Niemand lachte erom dat ik mij zo uitsloofde, geloof ik. Niemand kwam op het idee mij te sarren of te slaan. Er was geen sprake van dat dit dagje buiten ontaardde, zoals strijk en zet gebeurde, wanneer iets dergelijks georganiseerd werd op de lagere school. […] Ik geloof dat ik nog nooit zoveel van Holland gehouden heb als op die dag.

Maar wanneer hij die excursie wil nadoen met zijn vader, stuit hij opnieuw op onbegrip. Op de dag van het uitstapje wil vader liever uitslapen en uiteindelijk wordt het tochtje “een banale vakantiedag”. De schittering van die ene, prachtige dag waarop alles klopte, wordt nu overschaduwd door opnieuw onbegrip:

Hij heeft niet kunnen begrijpen wat dat ene uur voor mij betekende. Daartoe was hij nu eenmaal niet in staat. Hij kon het niet helpen dat hij ’t niet begrijpen kon, of dat hij daar geen offertje voor kon brengen, zo zie ik het nu.

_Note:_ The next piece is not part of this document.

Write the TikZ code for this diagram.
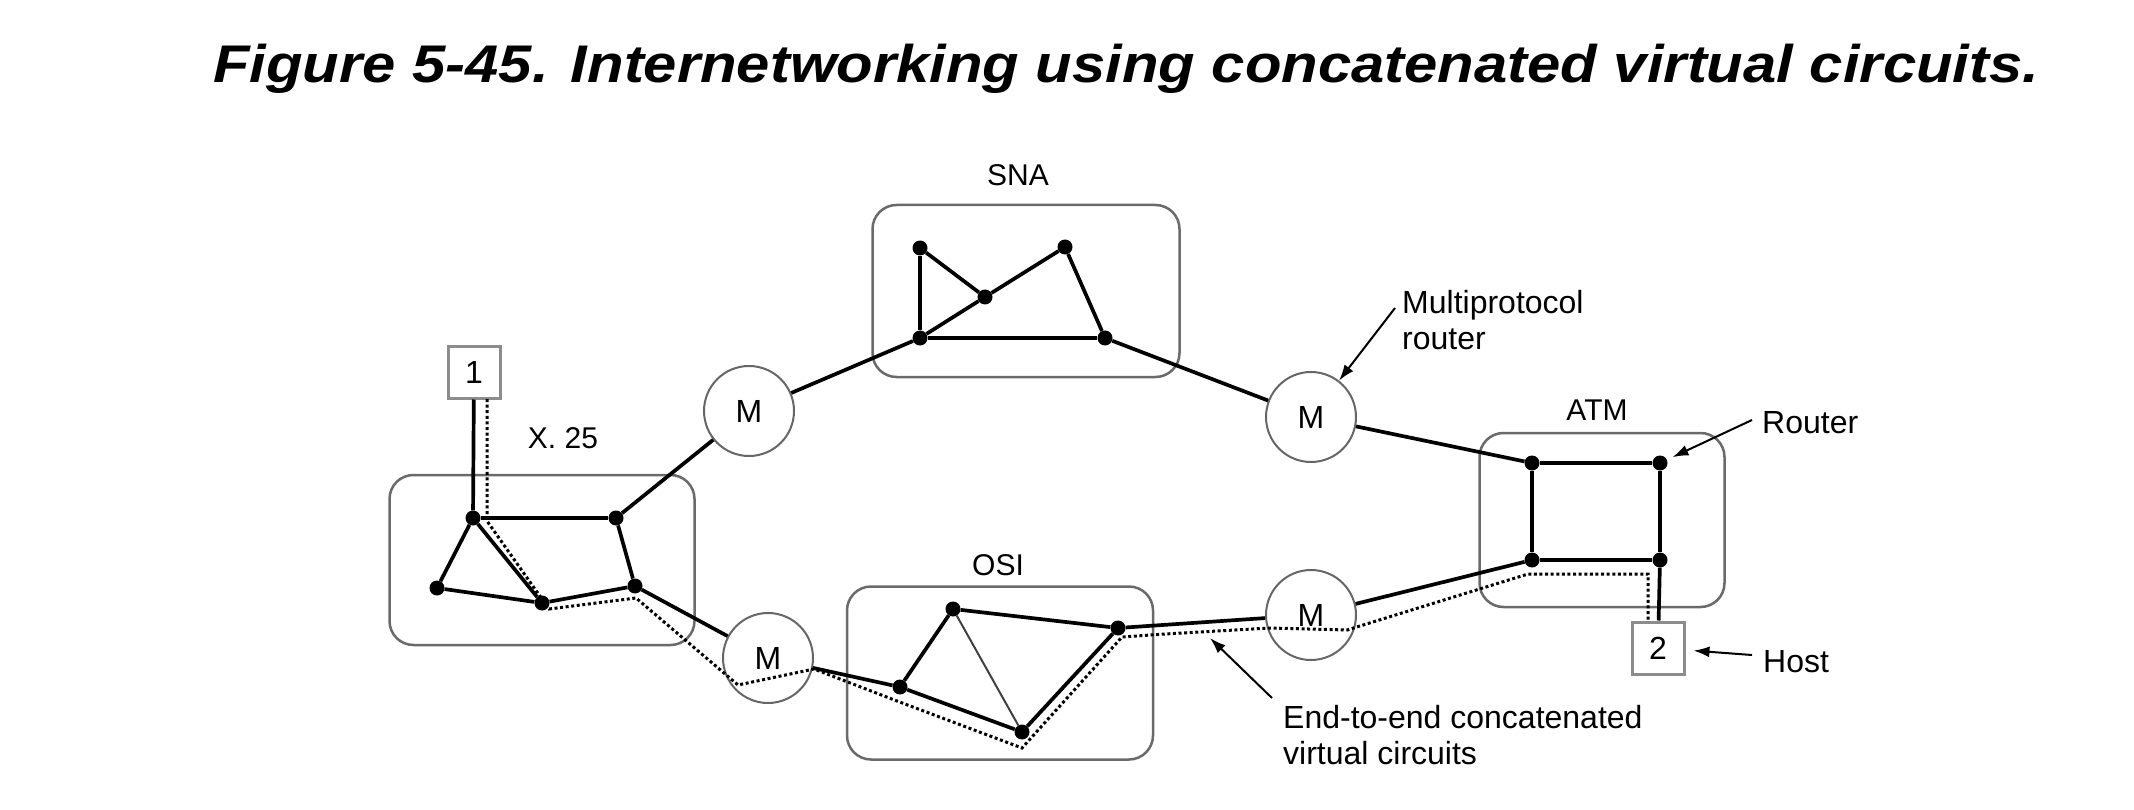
\documentclass[tikz,border=0pt]{standalone}
\usepackage{fontspec}
\setmainfont{Liberation Sans}
\usetikzlibrary{arrows.meta}
\definecolor{boxgray}{HTML}{6A6A6A}
\definecolor{circgray}{HTML}{666666}
\definecolor{hostgray}{HTML}{8C8C8C}
\begin{document}
\begin{tikzpicture}[x=1pt,y=-1pt,
  edge/.style={line width=3.7pt, black},
  thinedge/.style={line width=2pt, black!75},
  vc/.style={line width=3pt, dash pattern=on 3pt off 2.6pt},
  dot/.style={circle, fill=black, inner sep=0pt, minimum size=15pt},
  mux/.style={circle, draw=circgray, line width=2pt, fill=white, minimum size=90pt, inner sep=0pt, font=\fontsize{32}{36}\selectfont},
  netbox/.style={draw=boxgray, line width=2.5pt, rounded corners=24pt, inner sep=0pt},
  hostbox/.style={draw=hostgray, line width=3pt, minimum size=52pt, inner sep=0pt, fill=white, font=\fontsize{32}{36}\selectfont},
  netlabel/.style={font=\fontsize{30}{34}\selectfont, inner sep=0pt},
  note/.style={font=\fontsize{32}{36}\selectfont, inner sep=0pt, align=left, anchor=west},
  pointer/.style={line width=2pt, -{Latex[length=16pt,width=11pt]}}
]
\useasboundingbox (0,0) rectangle (2134,810);

% title
\node[anchor=base west, inner sep=0pt, font=\fontsize{53}{64}\selectfont\bfseries\itshape] (title) at (213,83)
  {\scalebox{1.128}[1]{Figure 5-45. Internetworking using concatenated virtual circuits.}};

% network clouds
\node[netbox, minimum width=305pt, minimum height=170pt] (X25) at (542,560) {};
\node[netbox, minimum width=307pt, minimum height=172pt] (SNA) at (1026,291) {};
\node[netbox, minimum width=306pt, minimum height=173pt] (OSI) at (1000,673) {};
\node[netbox, minimum width=245pt, minimum height=174pt] (ATM) at (1602,520) {};

% network labels
\node[netlabel] (lx25) at (563,438) {X. 25};
\node[netlabel] (lsna) at (1018,175) {SNA};
\node[netlabel] (losi) at (998,565) {OSI};
\node[netlabel] (latm) at (1597,410) {ATM};

% routers (dots)
\node[dot] (A) at (473,518) {};
\node[dot] (B) at (616,518) {};
\node[dot] (C) at (437,588) {};
\node[dot] (D) at (542,603) {};
\node[dot] (E) at (635,586) {};

\node[dot] (S1) at (920,248) {};
\node[dot] (S2) at (985,297) {};
\node[dot] (S3) at (1065,247) {};
\node[dot] (S4) at (920,338) {};
\node[dot] (S5) at (1105,338) {};

\node[dot] (O1) at (900,687) {};
\node[dot] (O2) at (953,609) {};
\node[dot] (O3) at (1022,732) {};
\node[dot] (O4) at (1118,628) {};

\node[dot] (T1) at (1532,463) {};
\node[dot] (T2) at (1660,463) {};
\node[dot] (T3) at (1532,560) {};
\node[dot] (T4) at (1660,560) {};

% multiprotocol routers
\node[mux] (M1) at (749,411) {M};
\node[mux] (M2) at (768,658) {M};
\node[mux] (M3) at (1311,417) {M};
\node[mux] (M4) at (1311,615) {M};

% hosts
\node[hostbox] (H1) at (474,372) {1};
\node[hostbox] (H2) at (1658,648) {2};

% solid links
\draw[edge] (H1) -- (A);
\draw[edge] (A) -- (B);
\draw[edge] (A) -- (C);
\draw[edge] (A) -- (D);
\draw[edge] (C) -- (D);
\draw[edge] (D) -- (E);
\draw[edge] (B) -- (E);
\draw[edge] (B) -- (M1);
\draw[edge] (E) -- (M2);

\draw[edge] (M1) -- (S4);
\draw[edge] (S4) -- (S1);
\draw[edge] (S1) -- (S2);
\draw[edge] (S4) -- (S2);
\draw[edge] (S2) -- (S3);
\draw[edge] (S3) -- (S5);
\draw[edge] (S4) -- (S5);
\draw[edge] (S5) -- (M3);

\draw[edge] (M2) -- (O1);
\draw[edge] (O1) -- (O2);
\draw[edge] (O2) -- (O4);
\draw[thinedge] (O2) -- (O3);
\draw[edge] (O1) -- (O3);
\draw[edge] (O3) -- (O4);
\draw[edge] (O4) -- (M4);

\draw[edge] (M3) -- (T1);
\draw[edge] (M4) -- (T3);
\draw[edge] (T1) -- (T2);
\draw[edge] (T1) -- (T3);
\draw[edge] (T3) -- (T4);
\draw[edge] (T2) -- (T4);
\draw[edge] (T4) -- (H2);

% end-to-end virtual circuit
\coordinate (v0) at (487,399);
\coordinate (v1) at (487,521);
\coordinate (v2) at (549,609);
\coordinate (v3) at (636,598);
\coordinate (v4) at (738,685);
\coordinate (v5) at (814,669);
\coordinate (v6) at (897,701);
\coordinate (v7) at (1022,748);
\coordinate (v8) at (1122,637);
\coordinate (v9) at (1165,634);
\coordinate (v10) at (1270,628);
\coordinate (v11) at (1347,630);
\coordinate (v12) at (1528,574);
\coordinate (v13) at (1648,574);
\coordinate (v14) at (1648,622);
\draw[vc] (v0) -- (v1) -- (v2) -- (v3) -- (v4) -- (v5) -- (v6) -- (v7) -- (v8) -- (v9) -- (v10) -- (v11) -- (v12) -- (v13) -- (v14);

% annotations
\node[note] (lmpr) at (1402,320) {Multiprotocol\\router};
\coordinate (mprtail) at (1395,308);
\draw[pointer] (mprtail) -- (M3);

\node[note] (lrouter) at (1762,423) {Router};
\coordinate (routertail) at (1752,420);
\draw[pointer, shorten >=6pt] (routertail) -- (T2);

\node[note] (lhost) at (1763,662) {Host};
\coordinate (hosttail) at (1752,655);
\draw[pointer, shorten >=8pt] (hosttail) -- (H2);

\node[note] (lvc) at (1283,735) {End-to-end concatenated\\virtual circuits};
\coordinate (vctail) at (1272,698);
\coordinate (vctip) at (1210,638);
\draw[pointer] (vctail) -- (vctip);
\end{tikzpicture}
\end{document}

De ikfiguur lijkt mild, maar hij kan zijn vader pas jaren na zijn dood diens onbegrip vergeven. En daar komt nog bij dat het verhaal verder gaat met nog meer teleurstellingen. Arme Richard.

De schrijver

Steeds weer keren die teleurstelling en negativiteit van het onbegrip en de daarop volgende eenzaamheid terug in de verhalen van Richard Simmillion. De bundel mag dan misschien aandoen als een snelle manier om Hermans te eren met een autobiografisch boek dat hij zelf niet gewild zou hebben (hoewel, dat weet je natuurlijk nooit), maar juist door de thematiek, die in elk opeenvolgend verhaal wat sterker terug te vinden is, wordt Richard Simmillion een boek dat elke rechtgeaarde WFH-liefhebber op de plank moet hebben. En elke andere literatuurliefhebber ook. Want Hermans is nog steeds de schrijver van Nederland.